I’m eager to see what new products Flutterwave rolls out in the next couple of years. Looking at the bigger picture, the fintech has been strategic in its recent hiring. Over the past year, most of your executives have come from Stripe, Cash App, PayPal, and Western Union, with Mitesh Popat from Citi as the latest addition. One could argue that this lineup is poised to take Flutterwave public soon.

We’re arguably the biggest African fintech right now by any metric, and we want to cement that. Every company will look for ways to get more capital as required through private or public capital, but that’s not our current priority. The company wants to invest in continuous market penetration. We want to go deeper than wider as we double down on our key business segments of enterprise payments and remittances.

We want to be better in every segment for our customers because we want them to keep scaling with our platform; these are my current corporate priorities, including scaling risk management and investing in high-performing talent. 

That’s not the only thing Flutterwave has been in the news for over the past year. Local reports have it that fintech is working to recover several million of dollars in diverted funds resulting from three different security breaches.

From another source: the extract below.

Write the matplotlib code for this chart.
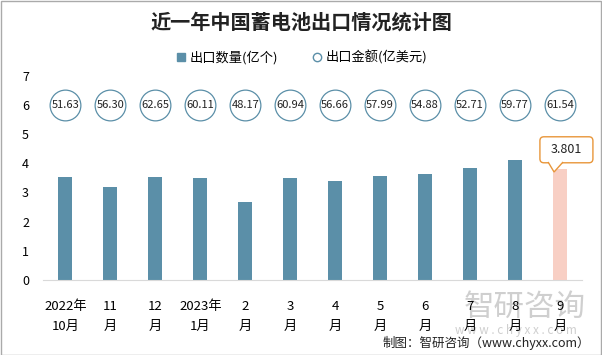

What’s being done to prevent further occurrences?

As a financial infrastructure, things like that will happen from time to time—not that we want them to, but obviously, because two things are involved there. We have customers, and we constantly try to inform them about how they need to protect their infrastructure keys. If a merchant API key is compromised, we have no control over that. What we do on our end is constantly scale our infrastructure in a way that allows our merchants to keep protecting themselves as we scale.  

When this happens, we have a fiduciary responsibility to help our customers recover money they lost by involving the law or police. Events like this reinforce the need for responsible journalism so the public isn’t misled to think Flutterwave was hacked because of a court order to block certain accounts when that wasn’t the case. We’re just carrying out our responsibility. 

Obviously, fraud is best combated at the industry level, and we’re helping the ecosystem by collaborating with other fintechs and banks using NIBBS (Nigeria’s national switch) and the EFCC (law enforcement and crime agency) to fight cybercrime. We invested in a plan with EFCC to build a cyber security research center where, as a partner, we provide resources, support, and advisory and share trends and information on the current state of fintech in the country with the agency. That’s how we’re playing a part in helping mitigate the prevalence of fraud within our collective networks.